Après la défaite, il reste le « M. Banlieues de Ségolène ». Et quand, en octobre 2009, Martine Aubry demande à Ségolène Royal de réintégrer le bureau national du PS, l'ex-candidate propose, à sa place, le nom de Kamel Chibli. Refus de Solférino.« On s'était dit ça passe ou ça casse, mais ça ne nous semblait pas déplacé », se souvient Sophie Bouchet-Petersen. Elle précise :

« Ce n'était pas une concession à la diversité. Kamel n'est pas l'arabe de service, le préposé aux bronzés. Ségolène ne voit jamais les choses sous cet angle-là. Je dis souvent qu'elle n'est pas anti-raciste, mais a-raciste. »

Son identité, assure-t-il, c'est son territoire. Il en fait des tonnes sur son amour de l'Ariège : il s'est tôt engagé dans le conseil d'exploitation d'une station de ski du coin, entonne « Arièjo moun pais » à la demande et fait rire les vieux en jurant en patois.

La droite locale continue pourtant à lui reprocher d'avoir émergé « en s'appuyant sur les Français d'origine musulmane ». « Il a fait du clientélisme, il a rendu des services aux familles des HLM pour en faire de bons électeurs », dénonce l'UMP Albert Morcillo.

« Je ne suis pas un statique, je veux gravir des échelons »

Au sein de la gauche locale, où on le trouve « très sympathique », on ne fait pas non plus d'excès de zèle en sa faveur. A chaque élection, le baron Augustin Bonrepaux, qui garde la haute main sur le PS ariégeois, l'invite à la patience :

« Il y a des scrutins qui seront plus adaptés. Et puis il y a d'autres personnalités qui méritent de se présenter. Priorité aux femmes et à ceux qui sont déjà connus de la population de tout le département. »

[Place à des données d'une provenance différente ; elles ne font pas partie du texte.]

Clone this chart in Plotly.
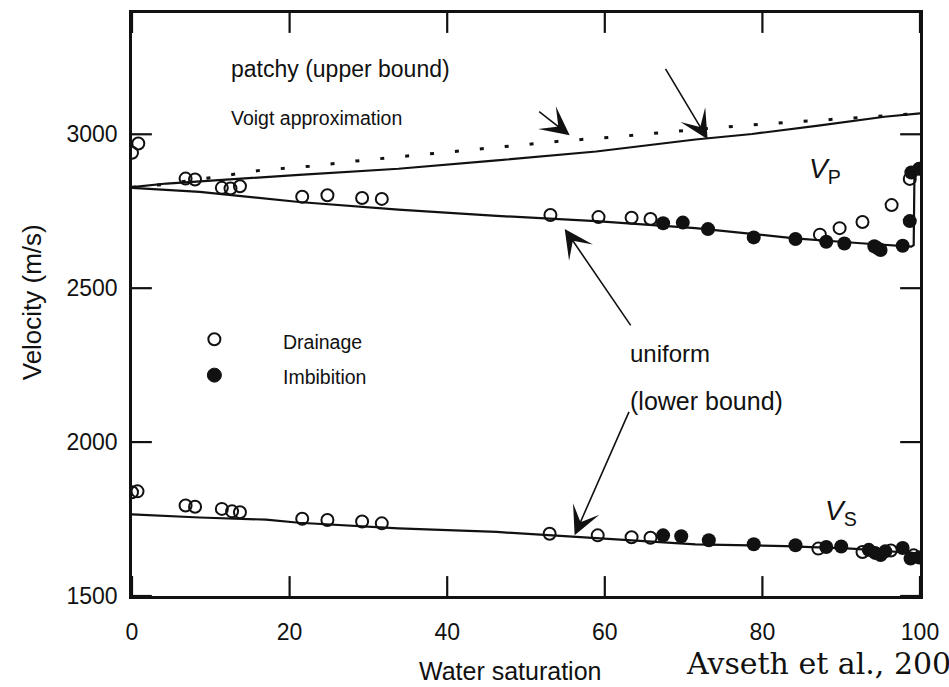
import plotly.graph_objects as go

# ---------------- data ----------------
sw_patchy = [0, 4.4, 21.2, 33.8, 46.3, 58.9, 71.5, 78.7, 87.1, 95.5, 100]
vp_patchy = [2828, 2840, 2868, 2888, 2915, 2944, 2983, 3001, 3028, 3057, 3068]

sw_voigt = [0, 3.7, 10.0, 16.3, 22.5, 29.1, 35.6, 41.9, 48.2, 54.5, 61.1, 67.5, 73.6, 80.1, 86.4, 93.2, 100]
vp_voigt = [2828, 2836, 2859, 2883, 2896, 2915, 2931, 2947, 2961, 2978, 2991, 3007, 3020, 3033, 3044, 3055, 3068]

sw_uniform = [0, 8.6, 21.2, 33.8, 46.3, 58.9, 71.5, 84.1, 92.5, 98.9, 99.2, 99.3, 100]
vp_uniform = [2826, 2813, 2780, 2755, 2735, 2718, 2695, 2662, 2646, 2635, 2640, 2880, 2890]

sw_vs_line = [0, 8.6, 17.0, 21.2, 33.8, 46.3, 56.4, 71.5, 82.9, 91.3, 100]
vs_line = [1765, 1755, 1748, 1738, 1720, 1708, 1692, 1668, 1662, 1654, 1638]

sw_drain_vp = [0, 0.8, 6.8, 8.0, 11.4, 12.5, 13.7, 21.6, 24.8, 29.2, 31.7, 53.1, 59.2, 63.4, 65.8,
               87.3, 89.8, 92.7, 96.4, 98.7]
vp_drain = [2940, 2970, 2856, 2853, 2826, 2824, 2831, 2797, 2802, 2793, 2790, 2738, 2731, 2729, 2725,
            2674, 2695, 2715, 2770, 2855]

sw_imb_vp = [67.4, 69.9, 73.1, 78.9, 84.2, 88.1, 90.4, 94.2, 94.6, 95.0, 97.8, 98.7, 98.9, 99.9]
vp_imb = [2711, 2713, 2692, 2665, 2660, 2651, 2645, 2636, 2630, 2624, 2638, 2718, 2876, 2888]

sw_drain_vs = [0, 0.7, 6.8, 8.0, 11.4, 12.7, 13.7, 21.6, 24.8, 29.2, 31.7, 53.0, 59.1, 63.4, 65.8,
               87.1, 92.7, 96.3, 99.2]
vs_drain = [1837, 1840, 1794, 1790, 1783, 1775, 1772, 1751, 1747, 1742, 1736, 1702, 1697, 1691, 1689,
            1654, 1643, 1648, 1632]

sw_imb_vs = [67.4, 69.7, 73.2, 78.9, 84.2, 88.1, 90.0, 93.5, 94.3, 95.0, 95.6, 97.8, 98.8, 99.9]
vs_imb = [1697, 1694, 1681, 1668, 1665, 1659, 1661, 1650, 1640, 1633, 1645, 1656, 1622, 1625]

x_ticks = [0, 20, 40, 60, 80, 100]
y_ticks = [1500, 2000, 2500, 3000]

# ---------------- layout geometry ----------------
W, H = 949, 687
L, R, T, B = 132, 23, 10, 91
PW, PH = W - L - R, H - T - B
X_RANGE = [0, 100]
Y_RANGE = [1500, 3394]
TICK_LEN = 20

def px_x(px):
    return (px - L) / PW

def px_y(py):
    return (H - B - py) / PH

def dx(px):
    return X_RANGE[0] + (px - L) / PW * (X_RANGE[1] - X_RANGE[0])

def dy(py):
    return Y_RANGE[0] + (H - B - py) / PH * (Y_RANGE[1] - Y_RANGE[0])

FONT = "Liberation Sans, Arial, Helvetica, sans-serif"
INK = "#111111"

fig = go.Figure()

fig.add_trace(go.Scatter(x=sw_voigt, y=vp_voigt, mode="lines", name="Voigt approximation",
                         line=dict(color=INK, width=3, dash="4px,21px"), showlegend=False))
fig.add_trace(go.Scatter(x=sw_patchy, y=vp_patchy, mode="lines", name="patchy (upper bound)",
                         line=dict(color=INK, width=2.2), showlegend=False))
fig.add_trace(go.Scatter(x=sw_uniform, y=vp_uniform, mode="lines", name="uniform Vp",
                         line=dict(color=INK, width=2.2), showlegend=False))
fig.add_trace(go.Scatter(x=sw_vs_line, y=vs_line, mode="lines", name="uniform Vs",
                         line=dict(color=INK, width=2.2), showlegend=False))

fig.add_trace(go.Scatter(x=sw_drain_vp, y=vp_drain, mode="markers", name="Drainage",
                         marker=dict(symbol="circle-open", size=12, color=INK, line=dict(width=2, color=INK)),
                         showlegend=False))
fig.add_trace(go.Scatter(x=sw_drain_vs, y=vs_drain, mode="markers", name="Drainage",
                         marker=dict(symbol="circle-open", size=12, color=INK, line=dict(width=2, color=INK)),
                         showlegend=False))
fig.add_trace(go.Scatter(x=sw_imb_vp, y=vp_imb, mode="markers", name="Imbibition",
                         marker=dict(symbol="circle", size=14, color=INK), showlegend=False))
fig.add_trace(go.Scatter(x=sw_imb_vs, y=vs_imb, mode="markers", name="Imbibition",
                         marker=dict(symbol="circle", size=14, color=INK), showlegend=False))

annotations = []

def text(t, px, py, size, anchor="left", family=FONT, angle=0):
    annotations.append(dict(text=t, x=px_x(px), y=px_y(py), xref="paper", yref="paper",
                            xanchor=anchor, yanchor="middle", showarrow=False, textangle=angle,
                            font=dict(family=family, size=size, color=INK)))

text("patchy (upper bound)", 230, 66, 23)
text("Voigt approximation", 230, 116, 19.5)
text("Drainage", 282, 341, 19.5)
text("Imbibition", 282, 376, 19.5)
text("uniform", 632, 352, 24)
text("(lower bound)", 632, 400, 25)
text("<i>V</i><sub>P</sub>", 812, 168, 28)
text("<i>V</i><sub>S</sub>", 828, 512, 28)
text("Water saturation", 513, 671, 25, anchor="center")
text("Velocity (m/s)", 31, 301, 26, anchor="center", angle=-90)
text("Avseth et al., 2005", 688, 664, 30, family="DejaVu Serif, Liberation Serif, serif")

def arrow(tip_px, tip_py, tail_px, tail_py):
    annotations.append(dict(text="", x=dx(tip_px), y=dy(tip_py), xref="x", yref="y",
                            ax=tail_px - tip_px, ay=tail_py - tip_py, showarrow=True,
                            arrowhead=3, arrowsize=3, arrowwidth=1.6, arrowcolor=INK))

arrow(573, 133, 541, 108)
arrow(712, 137, 669, 65)
arrow(568, 227, 635, 325)
arrow(578, 535, 633, 410)

shapes = [
    dict(type="circle", xref="paper", yref="paper", xsizemode="pixel", ysizemode="pixel",
         xanchor=px_x(215), yanchor=px_y(338), x0=-6, x1=6, y0=-6, y1=6,
         line=dict(color=INK, width=2), fillcolor="rgba(0,0,0,0)"),
    dict(type="circle", xref="paper", yref="paper", xsizemode="pixel", ysizemode="pixel",
         xanchor=px_x(215), yanchor=px_y(374), x0=-7, x1=7, y0=-7, y1=7,
         line=dict(color=INK, width=1), fillcolor=INK),
]

# inward tick marks on all four sides (drawn from the tick value lists)
tl_y = TICK_LEN / PH
tl_x = TICK_LEN / PW
for v in x_ticks:
    shapes.append(dict(type="line", xref="x", yref="paper", x0=v, x1=v, y0=0, y1=tl_y,
                       line=dict(color=INK, width=2.2)))
    shapes.append(dict(type="line", xref="x", yref="paper", x0=v, x1=v, y0=1, y1=1 - tl_y,
                       line=dict(color=INK, width=2.2)))
for v in y_ticks:
    shapes.append(dict(type="line", xref="paper", yref="y", x0=0, x1=tl_x, y0=v, y1=v,
                       line=dict(color=INK, width=2.2)))
    shapes.append(dict(type="line", xref="paper", yref="y", x0=1, x1=1 - tl_x, y0=v, y1=v,
                       line=dict(color=INK, width=2.2)))

axis_common = dict(showline=True, linecolor=INK, linewidth=2.5, mirror=True,
                   ticks="", showgrid=False, zeroline=False, layer="above traces",
                   tickfont=dict(family=FONT, size=23, color=INK))

fig.update_layout(
    width=W, height=H,
    margin=dict(l=L, r=R, t=T, b=B),
    paper_bgcolor="white", plot_bgcolor="white",
    font=dict(family=FONT, color=INK),
    xaxis=dict(range=X_RANGE, tickvals=x_ticks, ticktext=[str(v) for v in x_ticks],
               ticklabelstandoff=14, **axis_common),
    yaxis=dict(range=Y_RANGE, tickvals=y_ticks, ticktext=[str(v) for v in y_ticks],
               ticklabelstandoff=7, **axis_common),
    annotations=annotations,
    shapes=shapes,
    showlegend=False,
)

fig.write_html("out.html", config={"displayModeBar": False},
               post_script="document.body.style.margin='0px';document.body.style.padding='0px';")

« Ségolène est la seule qui cherche vraiment à faire en sorte que le PS soit un peu plus à l'image de la société française », ressasse alors Chibli.

Bonrepaux répète qu'il a « un grand avenir » ? Kamel Chibli préférerait un grand présent.

« Je ne me contente pas de la place où je suis à un moment donné. Je ne suis pas un statique. Je veux gravir des échelons. »

Il a intégré l'idée qu'il fallait forcer les portes quand on vous reproche d'être trop jeune, car le jour où l'on vous reproche d'être trop vieux arrive très vite ensuite. Royal sera son bélier.

« Au PS, la compétence n'est jamais mise en avant »

Il se vit en combattant à l'assaut d'une forteresse hostile. S'imagine très différent de « tous ceux qui sortent de l'Unef, du MJS, de SOS, hyper formatés et vieux avant l'heure », autant de « petits apparatchiks ».

Il a pourtant son rond de serviette à la fédération socialiste de l'Ariège. Normalisation ? « Au PS, la compétence n'est jamais mise en avant. Si on n'est pas dans l'appareil, on n'a aucune chance de pouvoir se présenter à un scrutin », justifie son camarade nîmois Nicolas Cadène.

Kamel Chibli se retrouve à porter des intérêts différents de ceux de son mentor, fervent soutien de Hollande. Jean-Pierre Bel, magnanime : « Quel que soit le résultat de la primaire, on aura toujours besoin de Kamel. Il trouvera sa place. »

Il n'est plus naïf, pas encore cynique. Il est à un âge intéressant.